British Library to make 250,000 more titles available online in Google Books project
The British Library collection is about to become even more accessible thanks to a project it is undertaking with Google to digitize 40 million pages from its collection, dating back to 1700.
The plan will see 250,000 out-of-print titles from the British Library collection scanned, digitized and made fully readable and searchable on Google Books and stored in the British Library’s digital archive. Google is covering the costs of the project, which will cover books, pamphlets and periodicals published between 1700 and 1870.
It builds on an earlier project where the British Library worked with Microsoft to digitize 65,000 books from the 19th century, some of which are now available as iPad apps.
Among the first works to be digitized by Google are a paper about ‘underwater seafaring’ – or submarines as we now know them, The Natural History of the Hippopotamus, or River Horse, and a pamphlet about the rights of women and Marie-Antoinette.
What’s amazing about this project is how it ties in with the founding principals of the British Library, which already has a policy of open access to its collection.
Dame Lynne Brindley, chief executive of the British Library, said: “In the 19th century it was an ambition of our predecessors to give everybody access to as much of the world’s information as possible, to ensure that knowledge was not restricted to those who could afford private libraries.”
Google’s book digitization plans have alarmed some quarters of the publishing industry, leading to the formation of the Open Book Alliance – it does not dispute the value of digitizing out-of-print (but still in copyright) books, but insists there needs to be competition.

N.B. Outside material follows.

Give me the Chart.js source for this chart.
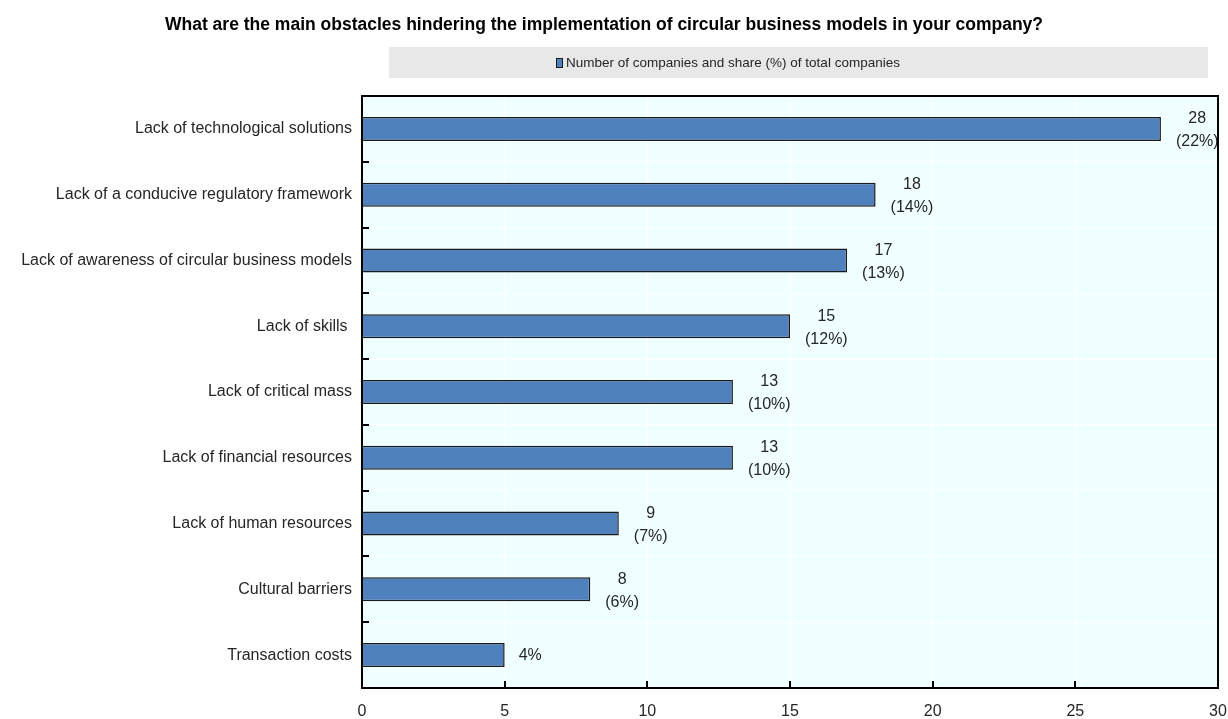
<!DOCTYPE html>
<html>
<head>
<meta charset="utf-8">
<script src="https://cdn.jsdelivr.net/npm/chart.js@4.4.1/dist/chart.umd.min.js"></script>
<style>
  html, body { margin: 0; padding: 0; background: #fff; }
</style>
</head>
<body>
<canvas id="obstacles" width="1228" height="719"></canvas>
<script>
// survey answers, top to bottom
const obstacles = [
  "Lack of technological solutions",
  "Lack of a conducive regulatory framework",
  "Lack of awareness of circular business models",
  "Lack of skills ",
  "Lack of critical mass",
  "Lack of financial resources",
  "Lack of human resources",
  "Cultural barriers",
  "Transaction costs"
];
const companies = [28, 18, 17, 15, 13, 13, 9, 8, 5];
const sharePct = [22, 14, 13, 12, 10, 10, 7, 6, 4];
const showCount = [true, true, true, true, true, true, true, true, false];
const xTicks = [0, 5, 10, 15, 20, 25, 30];

const TITLE = "What are the main obstacles hindering the implementation of circular business models in your company?";
const LEGEND = "Number of companies and share (%) of total companies";

const FONT = '"Liberation Sans Narrow", "Arial Narrow", "Liberation Sans", Arial, sans-serif';
const TEXT = "#262626";
const BAR = "#4F81BD";

// plot background, title, legend strip, value labels, frame and inner ticks
const decor = {
  id: "decor",
  beforeDraw(chart) {
    const { ctx, chartArea: a } = chart;
    ctx.save();
    ctx.fillStyle = "#F0FFFF";
    ctx.fillRect(a.left, a.top, a.right - a.left, a.bottom - a.top);
    ctx.restore();
  },
  afterDatasetsDraw(chart) {
    const { ctx } = chart;
    const meta = chart.getDatasetMeta(0);
    ctx.save();
    ctx.fillStyle = TEXT;
    ctx.font = "16px " + FONT;
    ctx.textBaseline = "middle";
    meta.data.forEach((bar, i) => {
      const x0 = bar.x + 15;
      const share = "(" + sharePct[i] + "%)";
      if (showCount[i]) {
        const w = Math.max(ctx.measureText(share).width, ctx.measureText(String(companies[i])).width);
        ctx.textAlign = "center";
        ctx.fillText(String(companies[i]), x0 + w / 2, bar.y - 10);
        ctx.fillText(share, x0 + w / 2, bar.y + 13);
      } else {
        ctx.textAlign = "left";
        ctx.fillText(sharePct[i] + "%", x0 - 1, bar.y);
      }
    });
    ctx.restore();
  },
  afterDraw(chart) {
    const { ctx, chartArea: a } = chart;
    const x = chart.scales.x;
    ctx.save();

    // title
    ctx.fillStyle = "#000";
    ctx.font = "bold 17.5px " + FONT;
    ctx.textAlign = "center";
    ctx.textBaseline = "middle";
    ctx.fillText(TITLE, 604, 25);

    // legend strip
    ctx.fillStyle = "#E8E8E8";
    ctx.fillRect(389, 47, 819, 31);
    ctx.fillStyle = BAR;
    ctx.strokeStyle = "#1a1a1a";
    ctx.lineWidth = 1;
    ctx.fillRect(556, 58, 6, 9);
    ctx.strokeRect(556.5, 58.5, 6, 9);
    ctx.fillStyle = TEXT;
    ctx.font = "13.5px " + FONT;
    ctx.textAlign = "left";
    ctx.fillText(LEGEND, 566, 63);

    // frame
    ctx.strokeStyle = "#000";
    ctx.lineWidth = 2;
    ctx.strokeRect(a.left, a.top, a.right - a.left, a.bottom - a.top);

    // inner tick marks
    ctx.beginPath();
    const step = (a.bottom - a.top) / obstacles.length;
    for (let i = 1; i < obstacles.length; i++) {
      const yy = Math.round(a.top + step * i);
      ctx.moveTo(a.left, yy);
      ctx.lineTo(a.left + 7, yy);
    }
    xTicks.slice(1, -1).forEach(v => {
      const xx = Math.round(x.getPixelForValue(v));
      ctx.moveTo(xx, a.bottom);
      ctx.lineTo(xx, a.bottom - 7);
    });
    ctx.stroke();
    ctx.restore();
  }
};

new Chart(document.getElementById("obstacles"), {
  type: "bar",
  data: {
    labels: obstacles,
    datasets: [{
      label: LEGEND,
      data: companies,
      backgroundColor: BAR,
      borderColor: "#1a1a1a",
      borderWidth: 1.5,
      barPercentage: 0.365,
      categoryPercentage: 1
    }]
  },
  options: {
    indexAxis: "y",
    responsive: false,
    animation: false,
    devicePixelRatio: 1,
    layout: { padding: { top: 96, right: 10, left: 0, bottom: 0 } },
    plugins: {
      legend: { display: false },
      title: { display: false },
      tooltip: { enabled: false }
    },
    scales: {
      x: {
        min: xTicks[0],
        max: xTicks[xTicks.length - 1],
        ticks: {
          stepSize: xTicks[1] - xTicks[0],
          color: TEXT,
          font: { family: FONT, size: 16 },
          padding: 14
        },
        grid: { color: "#ffffff", lineWidth: 1, drawTicks: false },
        border: { display: false },
        afterFit(scale) {
          scale.height = 31;
          scale.paddingLeft = 0;
          scale.paddingRight = 0;
        }
      },
      y: {
        ticks: {
          color: TEXT,
          font: { family: FONT, size: 16 },
          padding: 10
        },
        grid: { color: "#ffffff", lineWidth: 1, offset: true, drawTicks: false },
        border: { display: false },
        afterFit(scale) { scale.width = 362; }
      }
    }
  },
  plugins: [decor]
});
</script>
</body>
</html>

But there is widespread support for deals such as this. Professor Colin Jones, President of the Royal Historical Society and Professor of History at Queen Mary, University of London, said: “There is no doubt that the digitisation of this unique material will greatly benefit the research process. Academics are increasingly using new technologies at their disposal to search for innovative ways of investigating historical material to enable us to probe new questions and find alternative patterns of investigation. Digitisation gives us the freedom to not only do this quickly and remotely, but also enhances the quality and depth of the original.”
Google has now teamed up with 40 libraries and a newspaper archive holder to digitize collections.